AIUI LDRH will appear to work on a RiscPC when using data in the cache, but will fail when it actually has to access memory.

So your test may succeed and give you a false sense of security.

I suspect someone more intelligent will be along to explain this better shortly.

Silly question, but do LDRHs not work on Risc PCs? The memory bus will return a 32 bit word – is this not sorted out in the processor card, or do you get the wrong behaviour in the other 16 bits? STRH is a problem, obviously.

On that topic I just made a post on the RPCEmu mailing list asking if these instructions will work on their StrongARM simulation since it shouldn’t suffer from the problem. It would certainly allow me to test my new routines without having an Iyonix or A9Home at hand.

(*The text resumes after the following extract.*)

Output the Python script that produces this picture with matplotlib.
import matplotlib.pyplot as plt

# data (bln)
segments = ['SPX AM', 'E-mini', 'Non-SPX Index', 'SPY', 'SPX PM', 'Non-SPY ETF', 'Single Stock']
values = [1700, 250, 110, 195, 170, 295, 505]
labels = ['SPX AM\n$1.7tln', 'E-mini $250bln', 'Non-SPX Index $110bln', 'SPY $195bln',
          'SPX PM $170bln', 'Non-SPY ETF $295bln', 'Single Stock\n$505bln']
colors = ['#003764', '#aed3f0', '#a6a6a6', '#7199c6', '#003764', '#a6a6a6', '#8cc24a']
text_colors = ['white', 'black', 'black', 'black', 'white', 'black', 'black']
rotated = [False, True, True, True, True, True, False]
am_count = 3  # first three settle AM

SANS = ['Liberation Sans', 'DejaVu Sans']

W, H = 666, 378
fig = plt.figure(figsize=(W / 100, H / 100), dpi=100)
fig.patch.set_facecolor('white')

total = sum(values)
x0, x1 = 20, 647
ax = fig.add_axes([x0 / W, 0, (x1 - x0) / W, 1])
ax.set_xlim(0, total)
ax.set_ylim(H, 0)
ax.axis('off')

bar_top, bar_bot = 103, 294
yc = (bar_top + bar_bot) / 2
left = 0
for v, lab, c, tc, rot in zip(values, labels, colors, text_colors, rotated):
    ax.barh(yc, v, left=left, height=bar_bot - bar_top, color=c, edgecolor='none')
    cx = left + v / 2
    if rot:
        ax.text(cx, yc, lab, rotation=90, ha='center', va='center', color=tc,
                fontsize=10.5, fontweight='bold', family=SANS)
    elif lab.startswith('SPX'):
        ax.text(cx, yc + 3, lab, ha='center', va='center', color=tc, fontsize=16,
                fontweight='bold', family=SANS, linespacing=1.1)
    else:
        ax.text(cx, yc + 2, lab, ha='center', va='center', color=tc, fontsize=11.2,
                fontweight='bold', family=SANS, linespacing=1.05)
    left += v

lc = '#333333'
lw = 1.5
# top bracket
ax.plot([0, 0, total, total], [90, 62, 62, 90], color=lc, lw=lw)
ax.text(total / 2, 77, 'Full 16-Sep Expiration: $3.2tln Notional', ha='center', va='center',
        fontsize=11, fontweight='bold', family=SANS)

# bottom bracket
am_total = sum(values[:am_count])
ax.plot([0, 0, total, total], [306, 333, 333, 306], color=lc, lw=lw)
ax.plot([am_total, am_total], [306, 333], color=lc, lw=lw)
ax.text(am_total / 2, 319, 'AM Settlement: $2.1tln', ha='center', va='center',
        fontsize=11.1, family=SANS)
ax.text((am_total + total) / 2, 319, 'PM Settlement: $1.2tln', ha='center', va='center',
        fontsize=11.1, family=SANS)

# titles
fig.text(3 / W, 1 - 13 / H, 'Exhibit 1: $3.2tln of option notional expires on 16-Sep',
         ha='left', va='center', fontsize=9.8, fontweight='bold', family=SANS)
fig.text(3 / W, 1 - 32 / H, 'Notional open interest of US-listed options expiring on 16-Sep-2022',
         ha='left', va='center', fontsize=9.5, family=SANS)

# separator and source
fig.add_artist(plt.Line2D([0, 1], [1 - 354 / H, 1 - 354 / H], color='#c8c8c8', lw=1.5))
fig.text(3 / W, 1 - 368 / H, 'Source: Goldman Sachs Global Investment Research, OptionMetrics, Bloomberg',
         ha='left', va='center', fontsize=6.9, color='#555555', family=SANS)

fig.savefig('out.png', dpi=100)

I went through this several years ago and the conclusion is this:

There is no simple and safe way to decide if you can or cannot use halfword operations on the RiscPC – sometimes they will appear to work (depending upon the CPU) but other times will fail. Unless it has a Kinetic card, in which case they will work again.

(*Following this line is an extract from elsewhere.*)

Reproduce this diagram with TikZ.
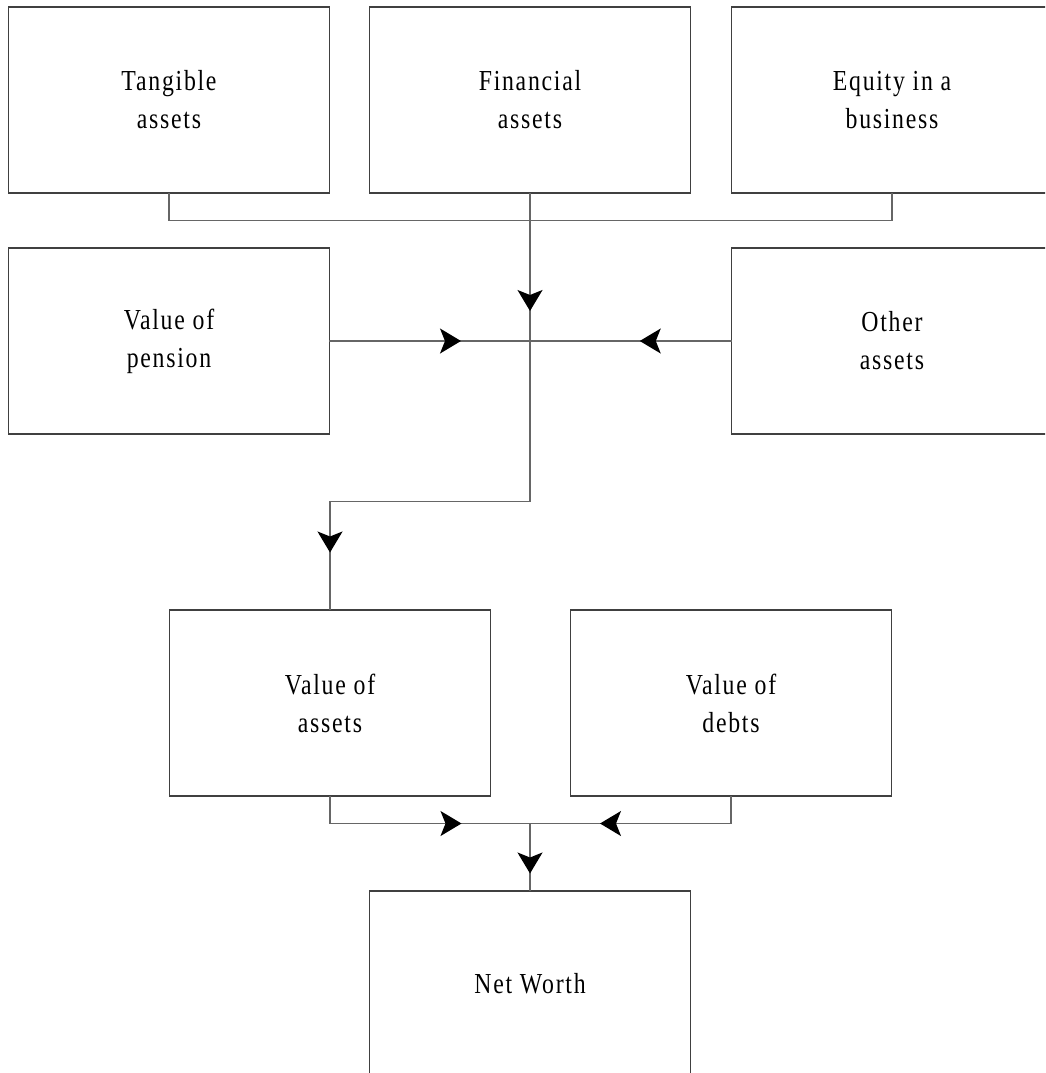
\documentclass[tikz,border=0pt]{standalone}
\usepackage{fontspec}
\setmainfont{Liberation Serif}[FakeStretch=0.82, LetterSpace=6]
\usetikzlibrary{arrows.meta,decorations.markings}

\tikzset{
  box/.style={draw=black!75, line width=1.2pt, rectangle, inner sep=0pt, outer sep=0pt,
    minimum width=320.5pt, minimum height=186pt, align=center,
    font=\fontsize{29}{38}\selectfont},
  conn/.style={draw=black!60, line width=1.3pt},
  tipat/.style={postaction={decorate}, decoration={markings,
    mark=at position #1 with {\arrow{Stealth[length=21pt,width=25pt,inset=5pt,black]}}}}
}

\begin{document}
\begin{tikzpicture}[x=1pt, y=-1pt]
  \useasboundingbox (0,0) rectangle (1045,1073);
  \clip (0,0) rectangle (1045,1073);

  % asset boxes
  \node[box] (tang) at (169,100) {Tangible\\assets};
  \node[box] (fin)  at (530,100) {Financial\\assets};
  \node[box] (eq)   at (892,100) {Equity in a\\business};
  \node[box] (pen)  at (169,341) {Value of\\pension};
  \node[box] (oth)  at (892,341) {Other\\assets};

  % totals
  \node[box] (ass)  at (330,703) {Value of\\assets};
  \node[box] (debt) at (731,703) {Value of\\debts};
  \node[box] (net)  at (530,984) {Net Worth};

  % junction points
  \coordinate (J) at (530,341);
  \coordinate (bend) at (530,501.5);
  \coordinate (K) at (530,823.5);

  % top row gathered into one line
  \draw[conn] (tang.south) -- ++(0,27.5) -| (eq.south);
  \draw[conn, tipat=118pt] (fin.south) -- (J);
  \draw[conn, tipat=131.75pt] (pen.east) -- (J);
  \draw[conn, tipat=92pt] (oth.west) -- (J);
  \draw[conn, tipat=411.5pt] (J) -- (bend) -| (ass.north);

  % assets and debts into net worth
  \draw[conn, tipat=159pt] (ass.south) -- ++(0,27.5) -- (K);
  \draw[conn, tipat=158.5pt] (debt.south) -- ++(0,27.5) -- (K);
  \draw[conn, tipat=50pt] (K) -- (net.north);
\end{tikzpicture}
\end{document}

I decided the safest way to do this was to not use them on a RiscPC or earlier hardware at all. And then I’ve no idea if they’d work properly on the Omega, A9home, RPCemu, VRPC, etc.

If it’s an IYONIX or Beagle, then you’re probably safe (any ARMv5 CPU or later). Earlier than that and you’re probably in trouble.

I’ve followed this too. It is my understanding that it is RiscPC hardware alone that has his, but I am not 100% certain. I did asked Adv6 about the A9 when it came out and was told they worked ok on that. In addition, it’ll only work on Kinetic if it doesn’t come out of motherboard memory – which won’t be most of the time, but could still happen.

Firefox is built with half word instructions. If someone wanted to be really certain, it shouldn’t be too hard to come up with a test program, including suitable cache flushes, etc.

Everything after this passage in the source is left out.